-- Begin Available data --

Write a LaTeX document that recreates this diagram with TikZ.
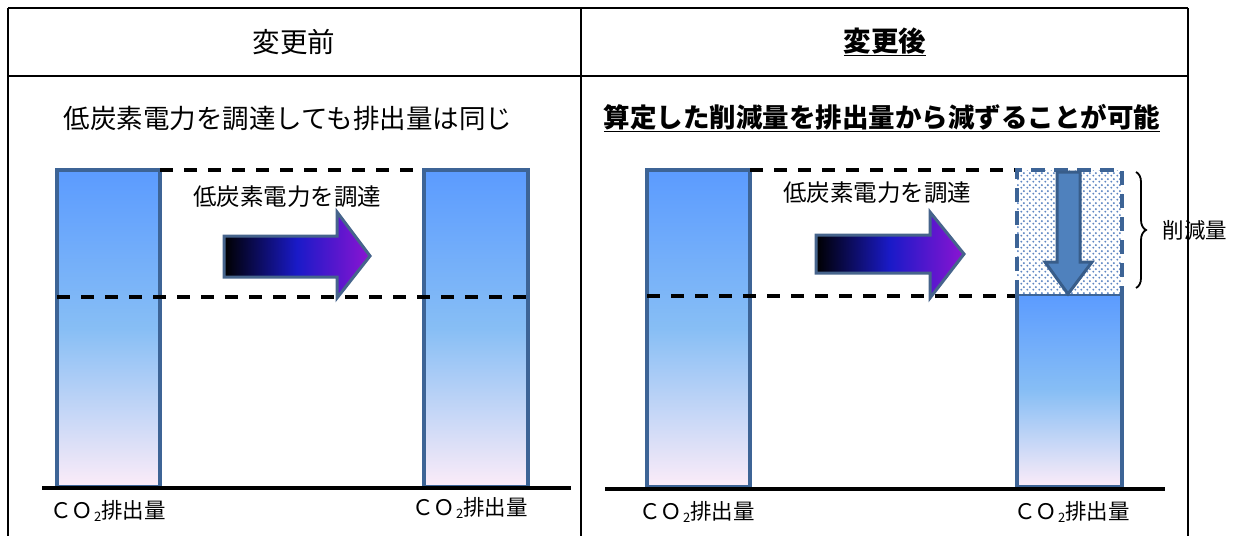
\documentclass[tikz,border=0pt]{standalone}
\usepackage{fontspec}
\setmainfont{Noto Sans CJK JP}
\usetikzlibrary{patterns,decorations.pathreplacing}
\pgfdeclarepatternformonly{stagdots}{\pgfpointorigin}{\pgfpoint{6pt}{6pt}}{\pgfpoint{6pt}{6pt}}{%
  \pgfpathcircle{\pgfpoint{1.5pt}{1.5pt}}{1.2pt}%
  \pgfpathcircle{\pgfpoint{4.5pt}{4.5pt}}{1.2pt}%
  \pgfusepath{fill}}
\definecolor{barborder}{RGB}{61,100,150}
\definecolor{bartop}{RGB}{91,155,255}
\definecolor{barmid}{RGB}{135,190,245}
\definecolor{barbot}{RGB}{252,236,248}
\definecolor{arrblue}{RGB}{26,26,200}
\definecolor{arrviolet}{RGB}{140,20,210}
\definecolor{arrborder}{RGB}{70,100,140}
\definecolor{downfill}{RGB}{79,129,189}
\definecolor{downborder}{RGB}{56,93,138}
\definecolor{dotcol}{RGB}{95,135,195}
\tikzset{
  frame/.style={line width=2pt,black},
  base/.style={line width=4.5pt,black},
  bar/.style={draw=barborder,line width=3.2pt,top color=bartop,bottom color=barbot,middle color=barmid},
  guide/.style={line width=3.6pt,black,dash pattern=on 13pt off 11pt},
  rarrow/.style={draw=arrborder,line width=3pt,left color=black,right color=arrviolet,middle color=arrblue,shading angle=90},
  lbl/.style={font=\fontsize{23.5}{25}\selectfont,inner sep=0pt},
  colbl/.style={font=\fontsize{21.5}{23}\selectfont,inner sep=0pt},
}
\newcommand{\cotwo}{ＣＯ\hspace{1pt}{\fontsize{13}{13}\selectfont\raisebox{-3pt}{2}}排出量}
\begin{document}
\begin{tikzpicture}[x=1pt,y=-1pt]
\useasboundingbox (0,0) rectangle (1241,536);
% table frame
\coordinate (tl) at (8,8); \coordinate (tr) at (1188,8);
\coordinate (bl) at (8,536); \coordinate (br) at (1188,536);
\coordinate (tm) at (581,8); \coordinate (bm) at (581,536);
\coordinate (dl) at (8,76); \coordinate (dr) at (1188,76);
\draw[frame] (tl) -- (tr);
\draw[frame] (tl) -- (bl);
\draw[frame] (tm) -- (bm);
\draw[frame] (tr) -- (br);
\draw[frame] (dl) -- (dr);
% titles
\node[font=\fontsize{27.5}{29}\selectfont,inner sep=0pt] (t1) at (294,42) {変更前};
\node[font=\fontsize{27.5}{29}\selectfont\bfseries,inner sep=0pt] (t2) at (885,42) {\underline{変更後}};
\node[font=\fontsize{26.5}{28}\selectfont,inner sep=0pt] (s1) at (288,118) {低炭素電力を調達しても排出量は同じ};
\node[font=\fontsize{26.5}{28}\selectfont\bfseries,inner sep=0pt] (s2) at (882,118) {\underline{算定した削減量を排出量から減ずることが可能}};

% ===== left panel =====
\shadedraw[bar] (57,170) rectangle (160,487);
\shadedraw[bar] (424,170) rectangle (528,487);
\coordinate (la) at (160,170); \coordinate (lb) at (424,170);
\draw[guide] (la) -- (lb);
\coordinate (lc) at (57,297); \coordinate (ld) at (528,297);
\draw[guide] (lc) -- (ld);
\node[lbl] (lt) at (287,197) {低炭素電力を調達};
\shadedraw[rarrow] (224,236) -- (337,236) -- (337,212) -- (370,256) -- (337,298) -- (337,277) -- (224,277) -- cycle;
\coordinate (lbase1) at (42,488); \coordinate (lbase2) at (571,488);
\draw[base] (lbase1) -- (lbase2);
\node[colbl] (lco1) at (108,511) {\cotwo};
\node[colbl] (lco2) at (470,508) {\cotwo};

% ===== right panel =====
\shadedraw[bar] (647,170) rectangle (750,487);
\shadedraw[bar] (1017,294) rectangle (1122,487);
\fill[white] (1017,170) rectangle (1122,294);
\fill[pattern=stagdots,pattern color=dotcol] (1017,170) rectangle (1122,294);
\draw[draw=barborder,line width=3.2pt,dash pattern=on 14pt off 9pt] (1017,294) -- (1017,170) -- (1122,170) -- (1122,294);
\coordinate (ra) at (750,170); \coordinate (rb) at (1015,170);
\draw[guide] (ra) -- (rb);
\coordinate (rc) at (647,296); \coordinate (rd) at (1015,296);
\draw[guide] (rc) -- (rd);
\node[lbl] (rt) at (877,193) {低炭素電力を調達};
\shadedraw[rarrow] (816,235) -- (930,235) -- (930,212) -- (964,254) -- (930,298) -- (930,273) -- (816,273) -- cycle;
% down arrow
\filldraw[fill=downfill,draw=downborder,line width=3pt] (1057,172) -- (1080,172) -- (1080,262) -- (1092,262) -- (1068,294) -- (1045,262) -- (1057,262) -- cycle;
% brace
\coordinate (bra) at (1136,172); \coordinate (brb) at (1136,288);
\draw[line width=1.8pt,decorate,decoration={brace,amplitude=10pt}] (bra) -- (brb);
\coordinate (rbase1) at (605,489); \coordinate (rbase2) at (1165,489);
\draw[base] (rbase1) -- (rbase2);
\node[colbl] (rco1) at (697,512) {\cotwo};
\node[colbl] (rco2) at (1072,512) {\cotwo};
\node[colbl] (red) at (1195,230) {削減量};
\end{tikzpicture}
\end{document}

-- End Available data --

What you should do: Print the complete listing exactly as it stands, without its pictures.

Result of the exercise:
Write a LaTeX document that recreates this diagram with TikZ.
\documentclass[tikz,border=0pt]{standalone}
\usepackage{fontspec}
\setmainfont{Noto Sans CJK JP}
\usetikzlibrary{patterns,decorations.pathreplacing}
\pgfdeclarepatternformonly{stagdots}{\pgfpointorigin}{\pgfpoint{6pt}{6pt}}{\pgfpoint{6pt}{6pt}}{%
  \pgfpathcircle{\pgfpoint{1.5pt}{1.5pt}}{1.2pt}%
  \pgfpathcircle{\pgfpoint{4.5pt}{4.5pt}}{1.2pt}%
  \pgfusepath{fill}}
\definecolor{barborder}{RGB}{61,100,150}
\definecolor{bartop}{RGB}{91,155,255}
\definecolor{barmid}{RGB}{135,190,245}
\definecolor{barbot}{RGB}{252,236,248}
\definecolor{arrblue}{RGB}{26,26,200}
\definecolor{arrviolet}{RGB}{140,20,210}
\definecolor{arrborder}{RGB}{70,100,140}
\definecolor{downfill}{RGB}{79,129,189}
\definecolor{downborder}{RGB}{56,93,138}
\definecolor{dotcol}{RGB}{95,135,195}
\tikzset{
  frame/.style={line width=2pt,black},
  base/.style={line width=4.5pt,black},
  bar/.style={draw=barborder,line width=3.2pt,top color=bartop,bottom color=barbot,middle color=barmid},
  guide/.style={line width=3.6pt,black,dash pattern=on 13pt off 11pt},
  rarrow/.style={draw=arrborder,line width=3pt,left color=black,right color=arrviolet,middle color=arrblue,shading angle=90},
  lbl/.style={font=\fontsize{23.5}{25}\selectfont,inner sep=0pt},
  colbl/.style={font=\fontsize{21.5}{23}\selectfont,inner sep=0pt},
}
\newcommand{\cotwo}{ＣＯ\hspace{1pt}{\fontsize{13}{13}\selectfont\raisebox{-3pt}{2}}排出量}
\begin{document}
\begin{tikzpicture}[x=1pt,y=-1pt]
\useasboundingbox (0,0) rectangle (1241,536);
% table frame
\coordinate (tl) at (8,8); \coordinate (tr) at (1188,8);
\coordinate (bl) at (8,536); \coordinate (br) at (1188,536);
\coordinate (tm) at (581,8); \coordinate (bm) at (581,536);
\coordinate (dl) at (8,76); \coordinate (dr) at (1188,76);
\draw[frame] (tl) -- (tr);
\draw[frame] (tl) -- (bl);
\draw[frame] (tm) -- (bm);
\draw[frame] (tr) -- (br);
\draw[frame] (dl) -- (dr);
% titles
\node[font=\fontsize{27.5}{29}\selectfont,inner sep=0pt] (t1) at (294,42) {変更前};
\node[font=\fontsize{27.5}{29}\selectfont\bfseries,inner sep=0pt] (t2) at (885,42) {\underline{変更後}};
\node[font=\fontsize{26.5}{28}\selectfont,inner sep=0pt] (s1) at (288,118) {低炭素電力を調達しても排出量は同じ};
\node[font=\fontsize{26.5}{28}\selectfont\bfseries,inner sep=0pt] (s2) at (882,118) {\underline{算定した削減量を排出量から減ずることが可能}};

% ===== left panel =====
\shadedraw[bar] (57,170) rectangle (160,487);
\shadedraw[bar] (424,170) rectangle (528,487);
\coordinate (la) at (160,170); \coordinate (lb) at (424,170);
\draw[guide] (la) -- (lb);
\coordinate (lc) at (57,297); \coordinate (ld) at (528,297);
\draw[guide] (lc) -- (ld);
\node[lbl] (lt) at (287,197) {低炭素電力を調達};
\shadedraw[rarrow] (224,236) -- (337,236) -- (337,212) -- (370,256) -- (337,298) -- (337,277) -- (224,277) -- cycle;
\coordinate (lbase1) at (42,488); \coordinate (lbase2) at (571,488);
\draw[base] (lbase1) -- (lbase2);
\node[colbl] (lco1) at (108,511) {\cotwo};
\node[colbl] (lco2) at (470,508) {\cotwo};

% ===== right panel =====
\shadedraw[bar] (647,170) rectangle (750,487);
\shadedraw[bar] (1017,294) rectangle (1122,487);
\fill[white] (1017,170) rectangle (1122,294);
\fill[pattern=stagdots,pattern color=dotcol] (1017,170) rectangle (1122,294);
\draw[draw=barborder,line width=3.2pt,dash pattern=on 14pt off 9pt] (1017,294) -- (1017,170) -- (1122,170) -- (1122,294);
\coordinate (ra) at (750,170); \coordinate (rb) at (1015,170);
\draw[guide] (ra) -- (rb);
\coordinate (rc) at (647,296); \coordinate (rd) at (1015,296);
\draw[guide] (rc) -- (rd);
\node[lbl] (rt) at (877,193) {低炭素電力を調達};
\shadedraw[rarrow] (816,235) -- (930,235) -- (930,212) -- (964,254) -- (930,298) -- (930,273) -- (816,273) -- cycle;
% down arrow
\filldraw[fill=downfill,draw=downborder,line width=3pt] (1057,172) -- (1080,172) -- (1080,262) -- (1092,262) -- (1068,294) -- (1045,262) -- (1057,262) -- cycle;
% brace
\coordinate (bra) at (1136,172); \coordinate (brb) at (1136,288);
\draw[line width=1.8pt,decorate,decoration={brace,amplitude=10pt}] (bra) -- (brb);
\coordinate (rbase1) at (605,489); \coordinate (rbase2) at (1165,489);
\draw[base] (rbase1) -- (rbase2);
\node[colbl] (rco1) at (697,512) {\cotwo};
\node[colbl] (rco2) at (1072,512) {\cotwo};
\node[colbl] (red) at (1195,230) {削減量};
\end{tikzpicture}
\end{document}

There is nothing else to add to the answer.